Controversy over setting up of an anti-terror hub, Ajmal Kasab's hanging and a change of guard were some highlights of 2012 in Home Ministry, whose mandarins were kept busy by strong public protests over the gangrape and death of a 23-year-old student at the fag end of the year.
There was relative calm in Jammu and Kashmir and northeast, barring Assam, during the year but violence perpetrated by Maoists in central and eastern states continued to haunt the security establishment which, despite deployment of about 80,000 paramilitary personnel, have not been successful in containing one of the bloodiest underground movements in the country.
After President Pranab Mukherjee rejected Kasab's mercy petition, the government in a highly secret operation hanged the LeT terrorist, who carried out the Mumbai terror attacks.
However, despite India's regular prodding, Pakistan is yet to bring the perpetrators of 26/11 living in that country to justice and its Interior Minister Rehman Malik, who visited New Delhi this month, only tried to put blame on India by saying its security agencies have failed to prevent the 2008 terror strike.
P Chidambaram, whose three-year tenure saw a complete overhaul of the country's security establishment, was shifted to the other wing of the North Block as Finance Minister on August 1 and Sushilkumar Shinde replaced him.

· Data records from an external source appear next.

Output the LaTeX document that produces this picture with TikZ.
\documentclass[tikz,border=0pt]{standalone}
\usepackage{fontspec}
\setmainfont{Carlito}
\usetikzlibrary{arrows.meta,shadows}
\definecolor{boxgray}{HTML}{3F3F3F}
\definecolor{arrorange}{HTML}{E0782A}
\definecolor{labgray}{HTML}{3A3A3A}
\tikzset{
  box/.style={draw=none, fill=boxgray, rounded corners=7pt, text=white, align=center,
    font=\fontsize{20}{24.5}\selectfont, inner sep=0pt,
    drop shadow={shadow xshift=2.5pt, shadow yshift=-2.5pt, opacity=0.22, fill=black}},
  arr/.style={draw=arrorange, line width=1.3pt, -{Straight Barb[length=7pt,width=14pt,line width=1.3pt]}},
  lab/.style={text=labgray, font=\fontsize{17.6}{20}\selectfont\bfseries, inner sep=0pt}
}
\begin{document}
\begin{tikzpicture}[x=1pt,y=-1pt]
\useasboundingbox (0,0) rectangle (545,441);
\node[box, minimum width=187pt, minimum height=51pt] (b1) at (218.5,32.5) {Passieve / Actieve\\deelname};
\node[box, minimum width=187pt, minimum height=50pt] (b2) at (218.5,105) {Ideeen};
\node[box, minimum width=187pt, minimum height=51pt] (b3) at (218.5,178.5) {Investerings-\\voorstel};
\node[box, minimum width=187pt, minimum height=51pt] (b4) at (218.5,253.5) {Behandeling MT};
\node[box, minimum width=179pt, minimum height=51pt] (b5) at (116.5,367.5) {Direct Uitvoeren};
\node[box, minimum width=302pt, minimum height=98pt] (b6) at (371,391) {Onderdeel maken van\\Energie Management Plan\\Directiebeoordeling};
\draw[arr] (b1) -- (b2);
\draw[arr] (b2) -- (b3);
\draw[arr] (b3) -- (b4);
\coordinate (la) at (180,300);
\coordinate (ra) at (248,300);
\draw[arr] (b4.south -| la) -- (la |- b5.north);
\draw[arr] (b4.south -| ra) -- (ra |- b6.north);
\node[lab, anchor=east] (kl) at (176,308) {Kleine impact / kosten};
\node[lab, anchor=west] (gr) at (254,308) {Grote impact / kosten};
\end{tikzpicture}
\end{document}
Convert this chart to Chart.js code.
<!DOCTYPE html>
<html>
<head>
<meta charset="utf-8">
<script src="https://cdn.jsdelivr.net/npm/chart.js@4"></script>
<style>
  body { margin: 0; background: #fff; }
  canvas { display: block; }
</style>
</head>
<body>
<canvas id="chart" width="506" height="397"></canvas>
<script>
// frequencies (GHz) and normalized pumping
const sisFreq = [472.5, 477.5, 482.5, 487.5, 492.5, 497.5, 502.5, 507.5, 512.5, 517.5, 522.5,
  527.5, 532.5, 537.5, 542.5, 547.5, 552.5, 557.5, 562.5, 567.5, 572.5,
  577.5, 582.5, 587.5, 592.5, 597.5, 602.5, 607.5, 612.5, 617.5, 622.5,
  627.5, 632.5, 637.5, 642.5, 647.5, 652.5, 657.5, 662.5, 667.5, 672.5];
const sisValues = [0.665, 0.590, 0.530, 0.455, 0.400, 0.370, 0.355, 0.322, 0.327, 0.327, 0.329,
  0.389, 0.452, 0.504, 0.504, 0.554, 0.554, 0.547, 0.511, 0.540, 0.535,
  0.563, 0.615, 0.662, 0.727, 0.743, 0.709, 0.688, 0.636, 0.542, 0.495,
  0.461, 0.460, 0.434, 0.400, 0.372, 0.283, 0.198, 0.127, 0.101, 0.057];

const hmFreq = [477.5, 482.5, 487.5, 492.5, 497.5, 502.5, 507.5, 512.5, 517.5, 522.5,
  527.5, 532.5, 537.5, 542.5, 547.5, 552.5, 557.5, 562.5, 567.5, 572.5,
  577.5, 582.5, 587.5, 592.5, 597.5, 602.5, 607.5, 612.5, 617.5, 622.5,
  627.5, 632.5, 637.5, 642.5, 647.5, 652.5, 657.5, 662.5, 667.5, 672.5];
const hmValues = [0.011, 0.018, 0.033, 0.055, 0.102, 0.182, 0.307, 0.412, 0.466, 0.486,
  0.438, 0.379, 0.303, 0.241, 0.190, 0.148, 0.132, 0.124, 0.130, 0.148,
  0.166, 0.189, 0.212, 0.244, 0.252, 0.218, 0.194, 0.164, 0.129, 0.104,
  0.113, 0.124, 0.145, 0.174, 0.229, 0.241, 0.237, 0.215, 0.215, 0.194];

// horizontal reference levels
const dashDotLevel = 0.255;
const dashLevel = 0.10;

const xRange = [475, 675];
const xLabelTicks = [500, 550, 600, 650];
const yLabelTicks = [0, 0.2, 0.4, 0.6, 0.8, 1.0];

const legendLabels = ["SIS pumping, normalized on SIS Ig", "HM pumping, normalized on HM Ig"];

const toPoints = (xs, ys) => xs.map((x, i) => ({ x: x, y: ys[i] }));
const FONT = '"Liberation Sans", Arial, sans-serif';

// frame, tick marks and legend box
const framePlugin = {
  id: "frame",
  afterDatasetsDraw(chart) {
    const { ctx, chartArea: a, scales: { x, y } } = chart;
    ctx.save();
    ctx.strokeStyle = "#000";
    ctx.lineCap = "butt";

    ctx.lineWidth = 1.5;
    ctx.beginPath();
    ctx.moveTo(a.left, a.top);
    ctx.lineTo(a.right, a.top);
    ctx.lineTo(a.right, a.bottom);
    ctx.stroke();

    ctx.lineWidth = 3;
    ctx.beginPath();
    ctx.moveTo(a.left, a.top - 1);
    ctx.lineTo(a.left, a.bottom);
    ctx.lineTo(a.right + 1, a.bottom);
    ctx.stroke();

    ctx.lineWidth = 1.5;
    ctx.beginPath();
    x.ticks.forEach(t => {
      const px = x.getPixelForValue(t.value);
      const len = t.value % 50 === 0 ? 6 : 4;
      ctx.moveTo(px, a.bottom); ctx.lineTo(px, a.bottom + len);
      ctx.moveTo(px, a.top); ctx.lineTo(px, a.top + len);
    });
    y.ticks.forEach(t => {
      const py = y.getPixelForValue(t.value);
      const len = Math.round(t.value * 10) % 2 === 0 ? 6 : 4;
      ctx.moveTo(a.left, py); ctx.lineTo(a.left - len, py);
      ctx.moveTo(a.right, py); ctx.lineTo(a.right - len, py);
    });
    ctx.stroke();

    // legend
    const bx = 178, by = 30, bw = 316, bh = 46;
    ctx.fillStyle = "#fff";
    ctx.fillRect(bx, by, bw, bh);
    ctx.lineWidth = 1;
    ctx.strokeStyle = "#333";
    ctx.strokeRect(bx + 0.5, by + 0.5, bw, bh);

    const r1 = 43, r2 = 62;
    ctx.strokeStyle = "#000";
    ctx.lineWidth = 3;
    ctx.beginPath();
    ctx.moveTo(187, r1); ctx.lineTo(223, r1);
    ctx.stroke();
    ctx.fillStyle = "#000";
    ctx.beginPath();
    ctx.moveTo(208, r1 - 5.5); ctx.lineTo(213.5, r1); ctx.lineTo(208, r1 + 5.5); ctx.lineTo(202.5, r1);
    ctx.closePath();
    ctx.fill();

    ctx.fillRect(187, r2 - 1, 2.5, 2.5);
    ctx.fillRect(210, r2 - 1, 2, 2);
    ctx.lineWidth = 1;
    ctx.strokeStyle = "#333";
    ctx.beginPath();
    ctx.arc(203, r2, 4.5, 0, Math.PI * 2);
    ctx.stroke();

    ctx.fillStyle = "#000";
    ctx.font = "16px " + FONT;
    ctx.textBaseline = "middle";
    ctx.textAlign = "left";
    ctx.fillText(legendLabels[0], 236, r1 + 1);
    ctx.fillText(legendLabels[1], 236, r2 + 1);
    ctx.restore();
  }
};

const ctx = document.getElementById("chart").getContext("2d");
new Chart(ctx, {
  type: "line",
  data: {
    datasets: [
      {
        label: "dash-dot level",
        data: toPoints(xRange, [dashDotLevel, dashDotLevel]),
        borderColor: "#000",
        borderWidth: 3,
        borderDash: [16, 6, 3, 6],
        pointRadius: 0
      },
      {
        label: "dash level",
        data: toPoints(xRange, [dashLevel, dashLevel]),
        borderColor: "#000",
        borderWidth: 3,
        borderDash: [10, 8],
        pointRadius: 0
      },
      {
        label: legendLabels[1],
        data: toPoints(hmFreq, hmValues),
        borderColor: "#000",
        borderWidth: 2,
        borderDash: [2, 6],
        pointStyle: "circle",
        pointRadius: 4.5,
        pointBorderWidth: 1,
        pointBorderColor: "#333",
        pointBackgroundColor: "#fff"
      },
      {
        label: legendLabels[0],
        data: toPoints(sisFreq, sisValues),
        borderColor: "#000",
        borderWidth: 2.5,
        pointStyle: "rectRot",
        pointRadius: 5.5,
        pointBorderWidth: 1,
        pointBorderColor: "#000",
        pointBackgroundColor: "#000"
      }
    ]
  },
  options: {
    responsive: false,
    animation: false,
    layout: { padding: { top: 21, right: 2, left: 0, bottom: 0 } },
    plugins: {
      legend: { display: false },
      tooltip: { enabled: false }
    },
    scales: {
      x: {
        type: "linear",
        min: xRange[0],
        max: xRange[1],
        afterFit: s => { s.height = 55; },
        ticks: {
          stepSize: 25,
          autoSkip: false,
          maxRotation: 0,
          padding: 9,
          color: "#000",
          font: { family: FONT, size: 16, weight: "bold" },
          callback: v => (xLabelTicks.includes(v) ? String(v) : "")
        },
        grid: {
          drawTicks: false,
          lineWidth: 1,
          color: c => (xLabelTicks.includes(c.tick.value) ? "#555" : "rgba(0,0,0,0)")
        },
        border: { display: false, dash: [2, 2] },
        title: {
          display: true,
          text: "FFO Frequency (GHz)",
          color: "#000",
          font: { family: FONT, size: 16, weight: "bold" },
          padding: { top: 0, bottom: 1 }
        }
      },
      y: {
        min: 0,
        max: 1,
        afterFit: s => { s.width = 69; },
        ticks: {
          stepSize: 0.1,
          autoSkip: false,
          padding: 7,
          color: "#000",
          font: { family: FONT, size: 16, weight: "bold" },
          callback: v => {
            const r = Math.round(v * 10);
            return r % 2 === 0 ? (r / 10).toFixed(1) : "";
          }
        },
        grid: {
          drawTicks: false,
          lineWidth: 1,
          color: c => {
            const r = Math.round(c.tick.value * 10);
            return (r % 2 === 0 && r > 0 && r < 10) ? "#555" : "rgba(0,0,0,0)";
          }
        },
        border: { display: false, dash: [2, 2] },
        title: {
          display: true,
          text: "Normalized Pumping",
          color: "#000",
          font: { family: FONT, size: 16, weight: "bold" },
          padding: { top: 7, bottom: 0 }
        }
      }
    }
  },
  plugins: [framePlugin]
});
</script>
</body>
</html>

During his tenure, Chidambaram tried to set up the National Counter Terrorism Centre but faced strong opposition from chief ministers like Mamata Banerjee (West Bengal), J Jayalalithaa (Tamil Nadu), Narendra Modi (Gujarat) and Naveen Patnaik (Odisha), who feared such a body would interfere with the states' affairs and hurt the country's federal structure.

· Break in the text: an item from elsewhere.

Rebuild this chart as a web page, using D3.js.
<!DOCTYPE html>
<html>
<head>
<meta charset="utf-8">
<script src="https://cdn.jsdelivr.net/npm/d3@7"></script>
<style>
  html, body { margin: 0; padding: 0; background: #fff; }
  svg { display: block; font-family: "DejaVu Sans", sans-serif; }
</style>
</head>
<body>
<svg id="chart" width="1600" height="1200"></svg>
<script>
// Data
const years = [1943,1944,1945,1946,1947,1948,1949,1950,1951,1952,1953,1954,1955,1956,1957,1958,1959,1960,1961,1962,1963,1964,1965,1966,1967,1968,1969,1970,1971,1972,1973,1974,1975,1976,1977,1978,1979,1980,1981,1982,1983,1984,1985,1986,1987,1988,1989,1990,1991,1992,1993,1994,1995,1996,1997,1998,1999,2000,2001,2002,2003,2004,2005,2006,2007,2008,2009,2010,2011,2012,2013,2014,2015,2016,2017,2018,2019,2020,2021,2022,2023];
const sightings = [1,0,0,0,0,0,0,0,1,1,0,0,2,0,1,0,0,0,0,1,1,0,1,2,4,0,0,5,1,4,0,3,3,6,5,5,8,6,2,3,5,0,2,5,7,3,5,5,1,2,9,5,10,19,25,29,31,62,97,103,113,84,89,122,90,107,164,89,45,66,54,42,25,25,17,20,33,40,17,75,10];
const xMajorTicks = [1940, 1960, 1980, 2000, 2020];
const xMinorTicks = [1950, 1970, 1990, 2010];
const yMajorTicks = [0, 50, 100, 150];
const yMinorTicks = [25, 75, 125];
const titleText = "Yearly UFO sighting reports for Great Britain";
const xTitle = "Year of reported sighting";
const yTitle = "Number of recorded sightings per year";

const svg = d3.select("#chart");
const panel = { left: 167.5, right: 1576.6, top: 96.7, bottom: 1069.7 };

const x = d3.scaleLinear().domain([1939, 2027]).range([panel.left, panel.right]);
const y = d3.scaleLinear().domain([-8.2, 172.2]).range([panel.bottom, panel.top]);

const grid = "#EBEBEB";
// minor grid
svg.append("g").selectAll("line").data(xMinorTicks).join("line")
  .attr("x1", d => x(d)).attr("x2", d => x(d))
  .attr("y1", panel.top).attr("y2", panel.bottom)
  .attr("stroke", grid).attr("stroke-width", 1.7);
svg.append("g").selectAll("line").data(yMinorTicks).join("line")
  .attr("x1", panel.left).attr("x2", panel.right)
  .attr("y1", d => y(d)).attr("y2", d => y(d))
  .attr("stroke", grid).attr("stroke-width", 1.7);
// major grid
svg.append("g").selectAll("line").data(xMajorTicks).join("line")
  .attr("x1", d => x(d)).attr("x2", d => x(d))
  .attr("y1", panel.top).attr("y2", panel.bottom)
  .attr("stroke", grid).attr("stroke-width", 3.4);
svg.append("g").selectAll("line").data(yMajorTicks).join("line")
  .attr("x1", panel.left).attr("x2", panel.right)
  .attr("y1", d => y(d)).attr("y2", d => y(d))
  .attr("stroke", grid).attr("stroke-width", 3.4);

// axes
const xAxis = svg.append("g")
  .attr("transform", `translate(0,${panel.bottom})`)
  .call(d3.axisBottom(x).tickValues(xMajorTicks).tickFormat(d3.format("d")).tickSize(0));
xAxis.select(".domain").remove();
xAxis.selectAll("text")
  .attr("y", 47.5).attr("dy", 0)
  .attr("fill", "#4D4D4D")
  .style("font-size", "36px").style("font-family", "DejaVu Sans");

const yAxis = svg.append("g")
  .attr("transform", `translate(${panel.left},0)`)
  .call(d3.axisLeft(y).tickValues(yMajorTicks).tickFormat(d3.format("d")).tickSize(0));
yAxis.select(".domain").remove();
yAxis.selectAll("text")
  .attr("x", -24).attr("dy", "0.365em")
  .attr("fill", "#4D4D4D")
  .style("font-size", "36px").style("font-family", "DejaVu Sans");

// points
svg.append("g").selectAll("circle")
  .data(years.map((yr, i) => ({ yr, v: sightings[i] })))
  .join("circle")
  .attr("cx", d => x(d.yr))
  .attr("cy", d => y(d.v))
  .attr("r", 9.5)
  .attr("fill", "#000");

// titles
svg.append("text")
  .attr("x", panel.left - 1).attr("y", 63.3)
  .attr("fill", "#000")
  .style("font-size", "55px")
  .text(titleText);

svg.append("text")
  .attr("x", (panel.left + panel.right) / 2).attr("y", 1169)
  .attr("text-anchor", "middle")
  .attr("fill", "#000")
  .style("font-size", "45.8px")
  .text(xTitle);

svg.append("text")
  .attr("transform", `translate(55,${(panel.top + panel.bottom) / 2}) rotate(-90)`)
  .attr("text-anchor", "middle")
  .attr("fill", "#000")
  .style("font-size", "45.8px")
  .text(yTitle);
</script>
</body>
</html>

With his departure, the priority of the Home Ministry seems to have changed and the NCTC put on back-burner, though Shinde insists he would talk to those who opposed NCTC.
Protests over the Delhi gangrape forced the government to constitute a panel of jurists to suggest amendments in law to provide for quicker trial and stringent punishment in "aggravated sexual assault" cases amid demands for hanging.
The Home Ministry also constituted a commission of inquiry to review responses to the December 16 incident and suggest measures to improve the safety and security of women in the capital.
After nearly two years, government held a meeting of all political parties of Andhra Pradesh on December 28 to discuss the Telangana issue after which Shinde announced that a decision on the separate state demand would be taken within a month.
Naxal violence continued unabated in nine states-- Odisha, Chhattisgarh, Jharkhand, Bihar, West Bengal, Maharashtra, Andhra Pradesh, Madhya Pradesh and Uttar Pradesh -- despite two-pronged strategy of development and police action.
The year saw kidnapping of a district collector in Chhattisgarh and killing of 287 civilians and 113 security force personnel till November 30. The violence also left 65 CPI Maoists dead this year.
After five years, the Home Ministry gave its security clearance to the Pakistan cricket team to visit India beginning December 25 for a three-ODI and two-Twenty20 match series.
During Malik's visit, the new India-Pakistan visa agreement was operationalised replacing a 38-year-old pact. The new agreement would facilitate multiple-entry and reporting-free visas for businessmen, allowing them to visit five cities instead of three as per the older system.